A diverse crowd had rocked up – young, old, the quiet and the flamboyant were dotted around the venue. Opening were local kids The Genie. The three-piece fell somewhere between a jam with Donkey Kong and Pacman playing GarageBand. Samples were piercing, the rhythm section dull and lifeless. The drummer and bassist looked like they’d be better suited to playing in a minimal rock band – while it was clear that the lanky keyboardist’s main aspiration in life is of scoring a re-make of Dune. All of this made me think: what the heck was the promoter smoking when he booked these guys in to open? The answer, I could only conclude, was SUPER-HECTIC GRASS MAAAAN!

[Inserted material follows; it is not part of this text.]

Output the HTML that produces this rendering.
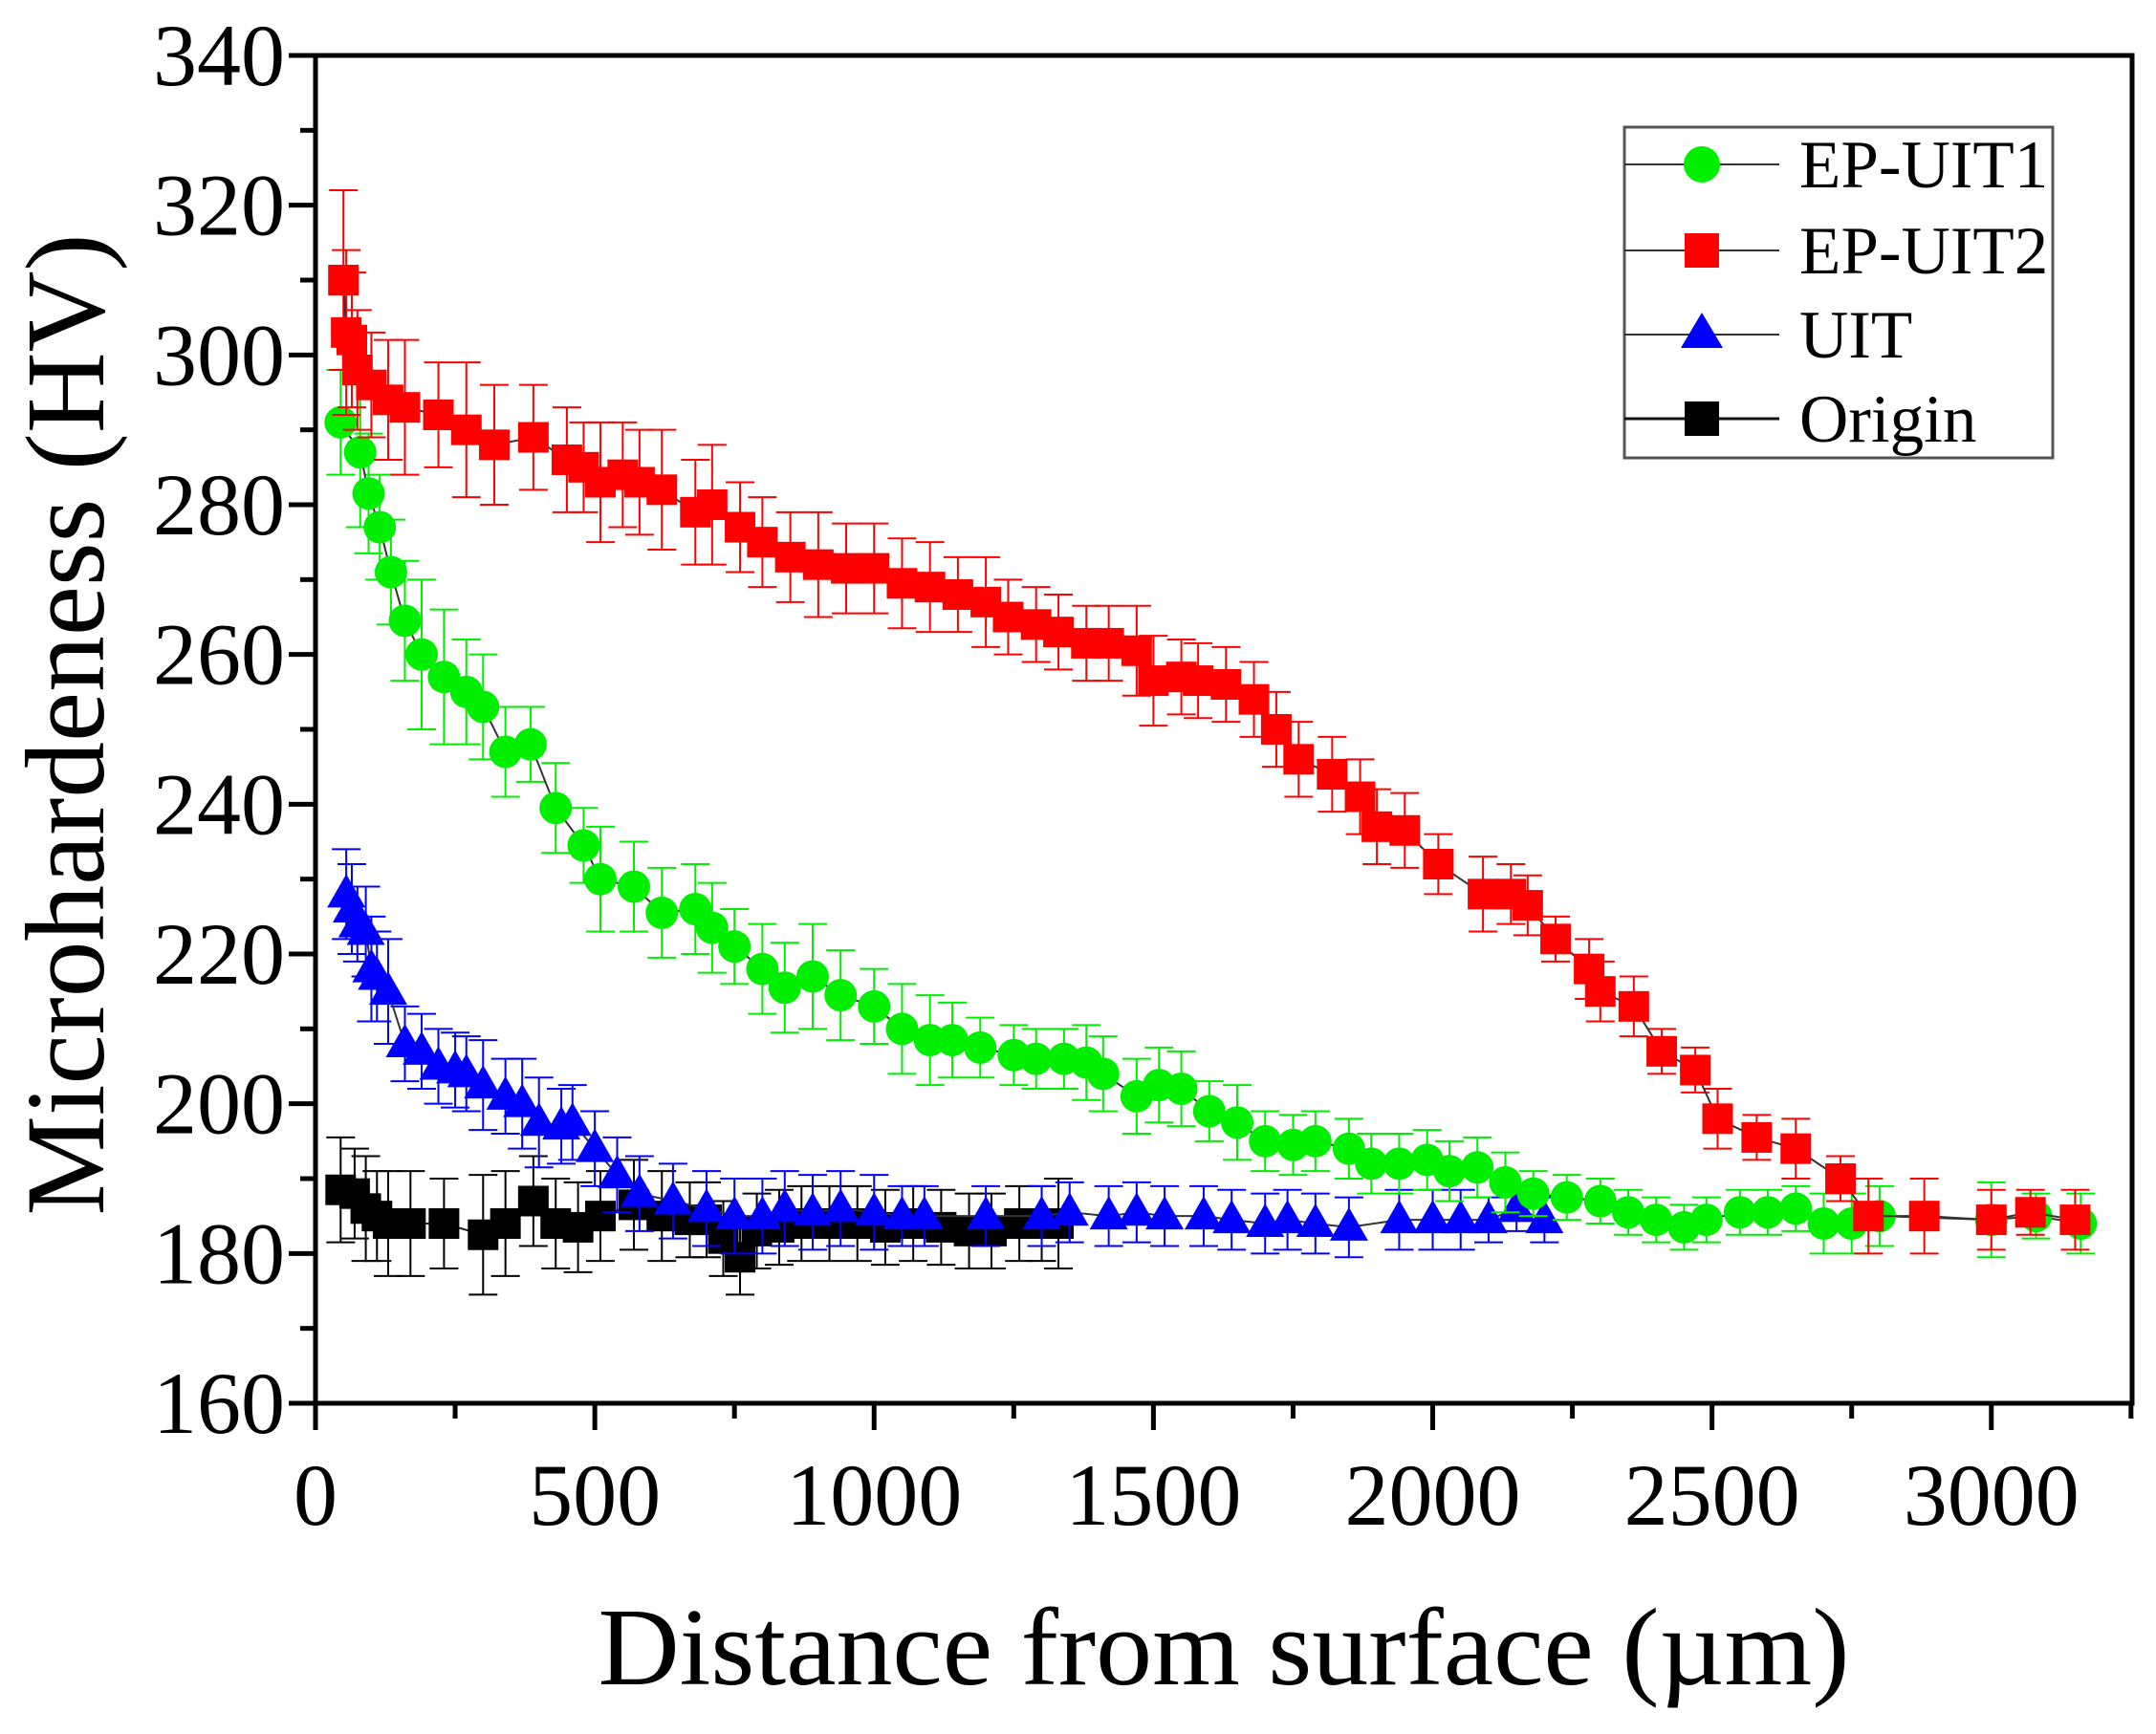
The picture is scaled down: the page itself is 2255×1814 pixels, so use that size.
<!DOCTYPE html>
<html><head><meta charset="utf-8"><style>
html,body{margin:0;padding:0;background:#fff;}
svg{display:block;font-family:"Liberation Serif",serif;}
</style></head><body>
<svg id="chart" width="2255" height="1814" viewBox="0 0 2255 1814" xmlns="http://www.w3.org/2000/svg">
<rect width="2255" height="1814" fill="#fff"/>
<g id="series"></g>
<g id="axes"></g>
<g>
<rect x="1699" y="133" width="448" height="346" fill="#fff" stroke="#555" stroke-width="3"/>
<g><line x1="1699" y1="172" x2="1861" y2="172" stroke="#333" stroke-width="2"/><circle cx="1780" cy="172" r="19" fill="#00ee00"/><text x="1882" y="196" font-size="71">EP-UIT1</text></g>
<g><line x1="1699" y1="262" x2="1861" y2="262" stroke="#333" stroke-width="2"/><rect x="1762" y="244" width="36" height="36" fill="#ff0000"/><text x="1882" y="286" font-size="71">EP-UIT2</text></g>
<g><line x1="1699" y1="350" x2="1861" y2="350" stroke="#333" stroke-width="2"/><polygon points="1780,327 1802,364 1758,364" fill="#0000ff"/><text x="1882" y="374" font-size="71">UIT</text></g>
<g><line x1="1699" y1="438" x2="1861" y2="438" stroke="#111" stroke-width="3"/><rect x="1762" y="420" width="36" height="36" fill="#000"/><text x="1882" y="462" font-size="71">Origin</text></g>
</g>
<text transform="translate(108,758) rotate(-90)" text-anchor="middle" font-size="118" textLength="1027" lengthAdjust="spacingAndGlyphs">Microhardeness (HV)</text>
<text x="1280" y="1762" text-anchor="middle" font-size="116" textLength="1309" lengthAdjust="spacingAndGlyphs">Distance from surface (µm)</text>
</svg>
<script>
const uit2X=[50,55,65,75,100,130,160,220,270,320,390,450,480,510,550,580,620,680,710,760,800,850,900,950,1000,1050,1100,1150,1200,1240,1290,1330,1380,1420,1470,1500,1550,1580,1630,1680,1720,1760,1820,1870,1900,1950,2010,2090,2140,2170,2220,2280,2300,2360,2410,2470,2510,2580,2650,2730,2780,2880,3000,3070,3150];
const uit2Y=[310,303,302,298,296,294,293,292,290,288,289,286,285,283,284,283,282,279,280,277,275,273,272,271.5,271.5,269.5,269,268,267,265,264,263,261.5,261.5,260.5,256.5,257,256.5,256,254,250,246,244,241,237,236.5,232,228,228,226.5,222,218,215,213,207,204.5,198,195.5,194,190,185,185,184.5,185.5,184.5];
const uit2E=[12,11,9,8,7,8,9,7,9,8,7,7,6,8,7,7,8,7,8,6,6,6,7,6,6,6,6,5,6,5,5,5,5,5,6,6,5,5,5,5,5,5,5,5,5,5,4,5,4,4,3,4,4,4,3,3,4,3,4,3,5,5,4,3,4];
const ep1X=[45,80,95,115,135,160,190,230,270,300,340,385,430,480,510,570,620,680,710,750,800,840,890,940,1000,1050,1100,1140,1190,1250,1290,1340,1380,1410,1470,1510,1550,1600,1650,1700,1750,1790,1850,1890,1940,1990,2030,2080,2130,2180,2240,2300,2350,2400,2450,2490,2550,2600,2650,2700,2750,2800,3000,3080,3160];
const ep1Y=[291,287,281.5,277,271,264.5,260,257,255,253,247,248,239.5,234.5,230,229,225.5,226,223.5,221,218,215.5,217,214.5,213,210,208.5,208.5,207.5,206.5,206,206,205.5,204,201,202.5,202,199,197.5,195,194.5,195,194,192,192,192.5,191,191.5,189.5,188,187.5,187,185.5,184.5,183.5,184.5,185.5,185.5,186,184,184,185,184.5,185,184];
const ep1E=[7,10,8,7,7,8,10,9,7,7,6,5,6,5,7,6,6,6,6,5,6,6,7,6,5,6,6,5,4,4,4,4,5,5,5,5,5,4,5,4,4,4,4,4,4,4,4,4,4,3,3,3,3,3,3,3,3,3,3,4,4,4,5,3,4];
const uitX=[55,65,75,90,100,110,130,160,190,220,250,270,300,340,370,400,440,460,500,540,580,640,700,750,800,840,890,940,1000,1050,1090,1200,1300,1350,1420,1470,1520,1590,1640,1700,1740,1790,1850,1940,2000,2050,2100,2150,2200];
const uitY=[228,226,224,223,218,217,215,208,207,205,204.5,204,202.5,201,200,197.5,197,197.5,194,190.5,188,187,186,185,185,186,185.5,186,185.5,185,185,185,185,185.5,185,185.5,185,185,184.5,184,184.5,184,183.5,184.5,184.5,184.5,184.5,186,184.5];
const uitE=[6,6,5,6,7,6,7,5,5,5,5,5,6,5,6,6,5,5,5,5,5,5,5,5,5,5,5,5,5,4,4,4,4,4,4,4,4,4,4,4,4,4,4,4,4,4,3,3,3];
const orgX=[45,70,90,110,130,170,230,300,340,390,430,470,510,570,620,670,700,730,760,790,830,870,920,970,1020,1070,1120,1170,1210,1260,1300,1330];
const orgY=[188.5,188,186,185,184,184,184,182.5,184,187,184,183.5,185,186.5,185,184.5,184.5,182,179.5,183,183.5,184,184,184,183.5,184,183.5,183,183,184,184,184];
const orgE=[7,6,7,6,7,7,6,8,7,6,6,6,6,6,6,5,5,5,5,5,5,5,5,5,5,5,5,5,5,5,5,6];
const xTicks=[0,500,1000,1500,2000,2500,3000];
const yTicks=[160,180,200,220,240,260,280,300,320,340];

const NS="http://www.w3.org/2000/svg";
const X0=330,X1=2230,Y0=1468,Y1=58,XMAX=3252,YMIN=160,YMAX=340;
function sx(v){return X0+(v/XMAX)*(X1-X0);}
function sy(v){return Y0-(v-YMIN)/(YMAX-YMIN)*(Y0-Y1);}
function mk(tag,attrs,parent){const e=document.createElementNS(NS,tag);for(const k in attrs)e.setAttribute(k,attrs[k]);parent.appendChild(e);return e;}
const series=document.getElementById('series');
const axes=document.getElementById('axes');
function drawSeries(name,xs,ys,es,color,shape,lineColor){
  const g=mk('g',{},series);
  
  
  const eg=mk('g',{stroke:color,'stroke-width':2,fill:'none'},g);
  for(let i=0;i<xs.length;i++){
    const x=sx(xs[i]),yt=sy(ys[i]+es[i]),yb=sy(ys[i]-es[i]);
    const p=mk('path',{d:`M${x},${yt}V${yb}M${x-15},${yt}H${x+15}M${x-15},${yb}H${x+15}`},eg);
    
    
  }
  const pl=mk('polyline',{points:xs.map((v,i)=>sx(v)+','+sy(ys[i])).join(' '),fill:'none',stroke:lineColor,'stroke-width':2},g);
  
  
  for(let i=0;i<xs.length;i++){
    const x=sx(xs[i]),y=sy(ys[i]);let m;
    if(shape==='circle')m=mk('circle',{cx:x,cy:y,r:17,fill:color},g);
    else if(shape==='square')m=mk('rect',{x:x-16,y:y-16,width:32,height:32,fill:color},g);
    else m=mk('polygon',{points:`${x},${y-21} ${x+20},${y+14} ${x-20},${y+14}`,fill:color},g);
    
    
  }
}
drawSeries('origin',orgX,orgY,orgE,'#000','square','#222');
drawSeries('uit',uitX,uitY,uitE,'#0000ff','triangle','#333');
drawSeries('ep-uit1',ep1X,ep1Y,ep1E,'#00ee00','circle','#333');
drawSeries('ep-uit2',uit2X,uit2Y,uit2E,'#ff0000','square','#333');

const frame=mk('rect',{x:X0,y:Y1,width:X1-X0,height:Y0-Y1,fill:'none',stroke:'#000','stroke-width':5},axes);


for(let i=0;i<xTicks.length;i++){
  const x=sx(xTicks[i]);
  mk('line',{x1:x,y1:Y0,x2:x,y2:Y0+28,stroke:'#000','stroke-width':5},axes);
  if(i<xTicks.length-1){const xm=sx(xTicks[i]+250);mk('line',{x1:xm,y1:Y0,x2:xm,y2:Y0+16,stroke:'#000','stroke-width':5},axes);}
  const t=mk('text',{x:x,y:Y0+127,'text-anchor':'middle','font-size':92},axes);
  t.textContent=xTicks[i];
  
  
}
{const xm=sx(3250);mk('line',{x1:xm,y1:Y0,x2:xm,y2:Y0+16,stroke:'#000','stroke-width':5},axes);}
for(let i=0;i<yTicks.length;i++){
  const y=sy(yTicks[i]);
  mk('line',{x1:X0-28,y1:y,x2:X0,y2:y,stroke:'#000','stroke-width':5},axes);
  if(i<yTicks.length-1){const ym=sy(yTicks[i]+10);mk('line',{x1:X0-16,y1:ym,x2:X0,y2:ym,stroke:'#000','stroke-width':5},axes);}
  const t=mk('text',{x:X0-32,y:y+31,'text-anchor':'end','font-size':92},axes);
  t.textContent=yTicks[i];
  
  
}
</script>
</body></html>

After sitting through a set that was about as much fun as nailing yourself to a tree, I was glad to see Paprika Balcanicus enter the stage, looking dapper in their black and white formal ensembles. Paprika Balcanicus guitarist Vlad Jocic opened proceedings by saying to an empty floor: ‘This is music for dancing.’ With that, the fine foursome from Eastern Europe unleashed their fiery bohemian tunes upon us. And dance we did! Within ten minutes of their set beginning Monday felt like Friday, the workaday world having drifted miles away. The blend of traditional Romanian, Serbian and Slovenian music was taken up a notch with a liberal dusting of pure gypsy soul – fast violin solos sat aside melancholy tunes of love and loss, stomping strings laid down next to accordion flings.

It was a good thing PB modulated the tune a bit, as the room soon was stuffy with the combined respiration of writhing bodies. The whole room seemed to be moving, clapping, stomping along. Left-footed, right-footed or goofy-footed – everyone had a groove, the mighty Paprika’s serotonin-injected strings keeping us jiving. A high point was when the band played a traditional Slovenian tune – what looked like half the crowd stood up, linked arms and attempted a drunken version of folk dancing. Gold. The only thing missing was moonshine and perhaps a stripy stocking or three. Even yours truly was involved somewhat in the skirt-flipping action.

I walked out of the place warm, sweaty, converted. The moral of the story: try something new every once in a while. You might find out you like it.